» REQUIREMENT: Transcribe every line exactly. Leave the pictures behind.

>> Start STORED DATA

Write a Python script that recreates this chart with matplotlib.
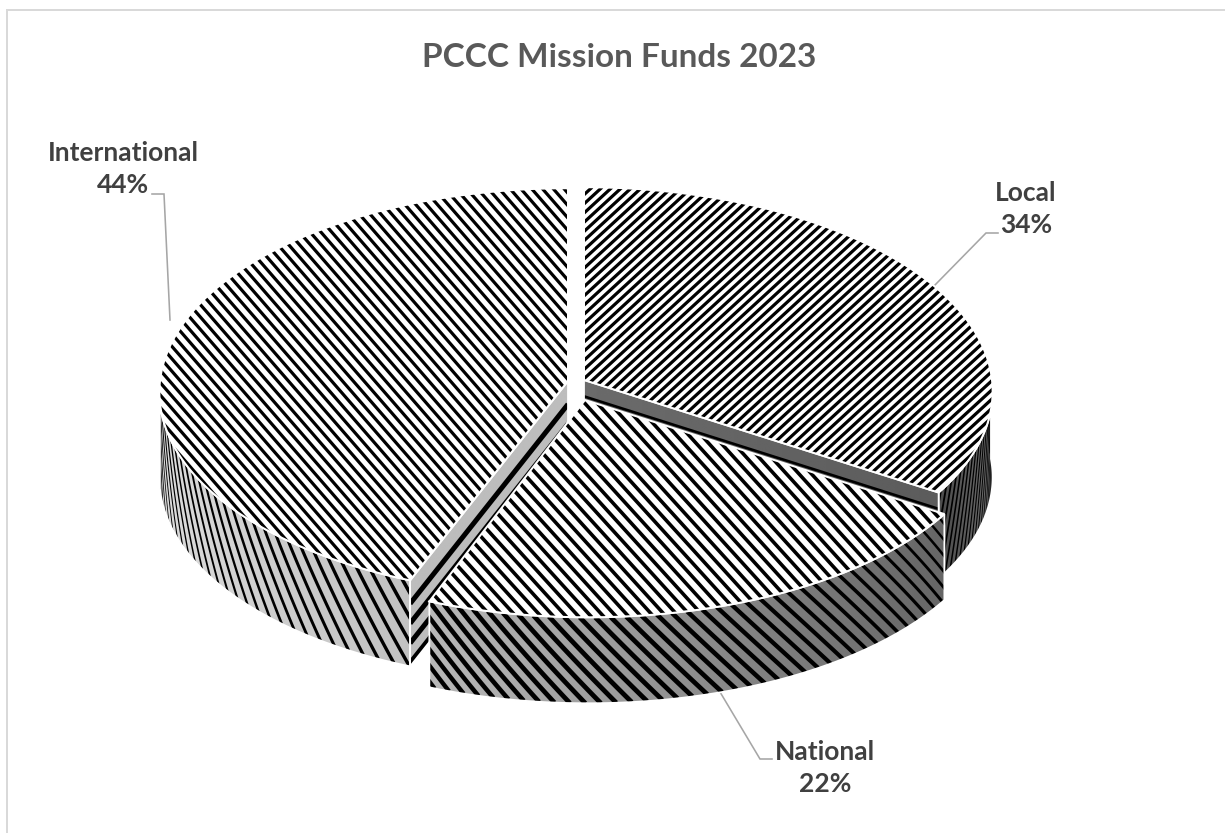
import numpy as np
import matplotlib
matplotlib.use("Agg")
import matplotlib.pyplot as plt
from matplotlib.patches import Polygon
from matplotlib.collections import LineCollection

# Chart data
names = ["Local", "National", "International"]
shares = [34, 22, 44]
title = "PCCC Mission Funds 2023"

plt.rcParams["font.family"] = ["Lato", "DejaVu Sans"]

W, H = 1225, 833
fig = plt.figure(figsize=(W / 100, H / 100), dpi=100)
ax = fig.add_axes([0, 0, 1, 1])
ax.set_xlim(0, W)
ax.set_ylim(H, 0)
ax.axis("off")

PX = 72 / 100  # points per pixel
DEPTH = 86
KEEP = 0.055   # perspective growth toward the viewer

# slice angles, clockwise from 12 o'clock
edges = np.concatenate([[0], np.cumsum(shares)]) * 3.6
span = {n: (edges[i], edges[i + 1]) for i, n in enumerate(names)}

# rim centre and radii of each exploded slice
geom = {
    "Local": (584, 380, 408, 204),
    "National": (588, 401, 410, 205),
    "International": (568, 381, 408, 204),
}
apex = {"Local": (584, 380), "National": (585, 400), "International": (568, 381)}


def rim(name, theta):
    cx, cy, rx, ry = geom[name]
    t = np.radians(theta)
    s = 1 - KEEP * np.cos(t)
    return cx + rx * s * np.sin(t), cy - ry * s * np.cos(t)


def arc(name, a, b, n=120):
    th = np.linspace(a, b, n)
    x, y = rim(name, th)
    return np.column_stack([x, y])


def fill(poly, colors, zorder=1):
    # poly filled with a horizontal gray gradient, clipped to its outline
    patch = Polygon(poly, closed=True, facecolor="none", edgecolor="none", zorder=zorder)
    ax.add_patch(patch)
    x0, x1 = poly[:, 0].min(), poly[:, 0].max()
    y0, y1 = poly[:, 1].min(), poly[:, 1].max()
    grad = np.interp(np.linspace(0, 1, 256), np.linspace(0, 1, len(colors)), colors)
    im = ax.imshow(grad[None, :], cmap="gray", vmin=0, vmax=1, extent=(x0, x1, y1, y0),
                   aspect="auto", zorder=zorder, interpolation="bilinear")
    im.set_clip_path(patch)
    ax.set_xlim(0, W)
    ax.set_ylim(H, 0)
    return patch


def outline(poly, zorder, lw=1.8):
    ax.add_patch(Polygon(poly, closed=True, facecolor="none", edgecolor="white",
                         linewidth=lw * PX, zorder=zorder))


def stripes(poly, patch, slope, period, width, zorder):
    # straight diagonal stripes; slope>0 runs down to the right on screen
    x0, x1 = poly[:, 0].min(), poly[:, 0].max()
    y0, y1 = poly[:, 1].min(), poly[:, 1].max()
    dx = (y1 - y0) / slope
    starts = np.arange(x0 - abs(dx) - period, x1 + abs(dx) + period, period)
    segs = [[(s, y0), (s + dx, y1)] for s in starts]
    lc = LineCollection(segs, colors="black", linewidths=width * PX, zorder=zorder,
                        capstyle="butt")
    ax.add_collection(lc)
    lc.set_clip_path(patch)


def wall(name, a, b, colors, step, skew, width, zorder):
    top = arc(name, a, b)
    poly = np.vstack([top, (top + [0, DEPTH])[::-1]])
    patch = fill(poly, colors, zorder=zorder)
    # stripes wrapped round the curved side, thinner where the side turns away
    t = np.linspace(0, 1, 12)
    segs, widths = [], []
    for th0 in np.arange(min(a, b) - abs(skew) - step, max(a, b) + abs(skew) + step, step):
        x, y = rim(name, th0 + skew * t)
        segs.append(np.column_stack([x, y + DEPTH * t]))
        widths.append(width * max(0.2, abs(np.cos(np.radians(th0 + skew / 2)))) * PX)
    lc = LineCollection(segs, colors="black", linewidths=widths, zorder=zorder + 0.1)
    ax.add_collection(lc)
    lc.set_clip_path(patch)
    outline(poly, zorder + 0.2)


def top_face(name, slope, period, width, zorder):
    a, b = span[name]
    poly = np.vstack([apex[name], arc(name, a, b, 240)])
    patch = fill(poly, [1, 1], zorder=zorder)
    stripes(poly, patch, slope, period, width, zorder + 0.1)
    outline(poly, zorder + 0.2, lw=2)


def cut_face(name, theta, shade, levels, width, zorder):
    # flat inner face of a slice, with stripes running along its length
    cx, cy = apex[name]
    ex, ey = rim(name, theta)
    poly = np.array([[cx, cy], [ex, ey], [ex, ey + DEPTH], [cx, cy + DEPTH]], float)
    patch = fill(poly, shade, zorder=zorder)
    segs = [[(cx, cy + DEPTH * f), (ex, ey + DEPTH * f)] for f in levels]
    lc = LineCollection(segs, colors="black", linewidths=width * PX, zorder=zorder + 0.1)
    ax.add_collection(lc)
    lc.set_clip_path(patch)
    outline(poly, zorder + 0.2)


# chart frame, only its left and top edges fall inside the picture
ax.plot([6.5, 6.5, W], [H, 9.5, 9.5], color="#d9d9d9", linewidth=2 * PX, zorder=0,
        solid_joinstyle="miter")

# Local slice
wall("Local", 88, span["Local"][1], [0.30, 0.36, 0.42], 1.55, 5, 3.4, 2)
cut_face("Local", span["Local"][1], [0.42, 0.36], [0.19], 2.6, 3)
top_face("Local", -0.92, 10, 3.2, 4)

# International slice
wall("International", span["International"][0], 264, [0.86, 0.80, 0.76], 2.3, -8, 3.8, 5)
cut_face("International", span["International"][0], [0.74, 0.74],
         [0.27, 0.50, 0.73, 0.96], 5, 6)
top_face("International", 1.15, 10.8, 3.2, 7)

# National slice sits in front of the others
wall("National", span["National"][0], span["National"][1], [0.72, 0.62, 0.50, 0.40], 2.05, -11, 4.8, 8)
top_face("National", 1.1, 12.5, 3.6, 9)

# leader lines
leaders = [
    ([152, 164, 170], [194, 194, 320]),
    ([998, 986, 934], [233, 233, 286]),
    ([772, 760, 720], [759, 759, 692]),
]
for lx, ly in leaders:
    ax.plot(lx, ly, color="#a6a6a6", linewidth=1.6 * PX, zorder=3, solid_joinstyle="miter")

# labels
label_pos = {"International": (123, 169), "Local": (1026, 209), "National": (825, 768)}
for n, s in zip(names, shares):
    x, y = label_pos[n]
    ax.text(x, y, f"{n}\n{s}%", ha="center", va="center", fontsize=19, fontweight="bold",
            color="#404040", linespacing=1.41, zorder=12)

ax.text(619, 57, title, ha="center", va="center", fontsize=24, fontweight="bold",
        color="#595959", zorder=12)

fig.savefig("out.png", dpi=100)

>> End STORED DATA

» SOLUTION:
Write a Python script that recreates this chart with matplotlib.
import numpy as np
import matplotlib
matplotlib.use("Agg")
import matplotlib.pyplot as plt
from matplotlib.patches import Polygon
from matplotlib.collections import LineCollection

# Chart data
names = ["Local", "National", "International"]
shares = [34, 22, 44]
title = "PCCC Mission Funds 2023"

plt.rcParams["font.family"] = ["Lato", "DejaVu Sans"]

W, H = 1225, 833
fig = plt.figure(figsize=(W / 100, H / 100), dpi=100)
ax = fig.add_axes([0, 0, 1, 1])
ax.set_xlim(0, W)
ax.set_ylim(H, 0)
ax.axis("off")

PX = 72 / 100  # points per pixel
DEPTH = 86
KEEP = 0.055   # perspective growth toward the viewer

# slice angles, clockwise from 12 o'clock
edges = np.concatenate([[0], np.cumsum(shares)]) * 3.6
span = {n: (edges[i], edges[i + 1]) for i, n in enumerate(names)}

# rim centre and radii of each exploded slice
geom = {
    "Local": (584, 380, 408, 204),
    "National": (588, 401, 410, 205),
    "International": (568, 381, 408, 204),
}
apex = {"Local": (584, 380), "National": (585, 400), "International": (568, 381)}


def rim(name, theta):
    cx, cy, rx, ry = geom[name]
    t = np.radians(theta)
    s = 1 - KEEP * np.cos(t)
    return cx + rx * s * np.sin(t), cy - ry * s * np.cos(t)


def arc(name, a, b, n=120):
    th = np.linspace(a, b, n)
    x, y = rim(name, th)
    return np.column_stack([x, y])


def fill(poly, colors, zorder=1):
    # poly filled with a horizontal gray gradient, clipped to its outline
    patch = Polygon(poly, closed=True, facecolor="none", edgecolor="none", zorder=zorder)
    ax.add_patch(patch)
    x0, x1 = poly[:, 0].min(), poly[:, 0].max()
    y0, y1 = poly[:, 1].min(), poly[:, 1].max()
    grad = np.interp(np.linspace(0, 1, 256), np.linspace(0, 1, len(colors)), colors)
    im = ax.imshow(grad[None, :], cmap="gray", vmin=0, vmax=1, extent=(x0, x1, y1, y0),
                   aspect="auto", zorder=zorder, interpolation="bilinear")
    im.set_clip_path(patch)
    ax.set_xlim(0, W)
    ax.set_ylim(H, 0)
    return patch


def outline(poly, zorder, lw=1.8):
    ax.add_patch(Polygon(poly, closed=True, facecolor="none", edgecolor="white",
                         linewidth=lw * PX, zorder=zorder))


def stripes(poly, patch, slope, period, width, zorder):
    # straight diagonal stripes; slope>0 runs down to the right on screen
    x0, x1 = poly[:, 0].min(), poly[:, 0].max()
    y0, y1 = poly[:, 1].min(), poly[:, 1].max()
    dx = (y1 - y0) / slope
    starts = np.arange(x0 - abs(dx) - period, x1 + abs(dx) + period, period)
    segs = [[(s, y0), (s + dx, y1)] for s in starts]
    lc = LineCollection(segs, colors="black", linewidths=width * PX, zorder=zorder,
                        capstyle="butt")
    ax.add_collection(lc)
    lc.set_clip_path(patch)


def wall(name, a, b, colors, step, skew, width, zorder):
    top = arc(name, a, b)
    poly = np.vstack([top, (top + [0, DEPTH])[::-1]])
    patch = fill(poly, colors, zorder=zorder)
    # stripes wrapped round the curved side, thinner where the side turns away
    t = np.linspace(0, 1, 12)
    segs, widths = [], []
    for th0 in np.arange(min(a, b) - abs(skew) - step, max(a, b) + abs(skew) + step, step):
        x, y = rim(name, th0 + skew * t)
        segs.append(np.column_stack([x, y + DEPTH * t]))
        widths.append(width * max(0.2, abs(np.cos(np.radians(th0 + skew / 2)))) * PX)
    lc = LineCollection(segs, colors="black", linewidths=widths, zorder=zorder + 0.1)
    ax.add_collection(lc)
    lc.set_clip_path(patch)
    outline(poly, zorder + 0.2)


def top_face(name, slope, period, width, zorder):
    a, b = span[name]
    poly = np.vstack([apex[name], arc(name, a, b, 240)])
    patch = fill(poly, [1, 1], zorder=zorder)
    stripes(poly, patch, slope, period, width, zorder + 0.1)
    outline(poly, zorder + 0.2, lw=2)


def cut_face(name, theta, shade, levels, width, zorder):
    # flat inner face of a slice, with stripes running along its length
    cx, cy = apex[name]
    ex, ey = rim(name, theta)
    poly = np.array([[cx, cy], [ex, ey], [ex, ey + DEPTH], [cx, cy + DEPTH]], float)
    patch = fill(poly, shade, zorder=zorder)
    segs = [[(cx, cy + DEPTH * f), (ex, ey + DEPTH * f)] for f in levels]
    lc = LineCollection(segs, colors="black", linewidths=width * PX, zorder=zorder + 0.1)
    ax.add_collection(lc)
    lc.set_clip_path(patch)
    outline(poly, zorder + 0.2)


# chart frame, only its left and top edges fall inside the picture
ax.plot([6.5, 6.5, W], [H, 9.5, 9.5], color="#d9d9d9", linewidth=2 * PX, zorder=0,
        solid_joinstyle="miter")

# Local slice
wall("Local", 88, span["Local"][1], [0.30, 0.36, 0.42], 1.55, 5, 3.4, 2)
cut_face("Local", span["Local"][1], [0.42, 0.36], [0.19], 2.6, 3)
top_face("Local", -0.92, 10, 3.2, 4)

# International slice
wall("International", span["International"][0], 264, [0.86, 0.80, 0.76], 2.3, -8, 3.8, 5)
cut_face("International", span["International"][0], [0.74, 0.74],
         [0.27, 0.50, 0.73, 0.96], 5, 6)
top_face("International", 1.15, 10.8, 3.2, 7)

# National slice sits in front of the others
wall("National", span["National"][0], span["National"][1], [0.72, 0.62, 0.50, 0.40], 2.05, -11, 4.8, 8)
top_face("National", 1.1, 12.5, 3.6, 9)

# leader lines
leaders = [
    ([152, 164, 170], [194, 194, 320]),
    ([998, 986, 934], [233, 233, 286]),
    ([772, 760, 720], [759, 759, 692]),
]
for lx, ly in leaders:
    ax.plot(lx, ly, color="#a6a6a6", linewidth=1.6 * PX, zorder=3, solid_joinstyle="miter")

# labels
label_pos = {"International": (123, 169), "Local": (1026, 209), "National": (825, 768)}
for n, s in zip(names, shares):
    x, y = label_pos[n]
    ax.text(x, y, f"{n}\n{s}%", ha="center", va="center", fontsize=19, fontweight="bold",
            color="#404040", linespacing=1.41, zorder=12)

ax.text(619, 57, title, ha="center", va="center", fontsize=24, fontweight="bold",
        color="#595959", zorder=12)

fig.savefig("out.png", dpi=100)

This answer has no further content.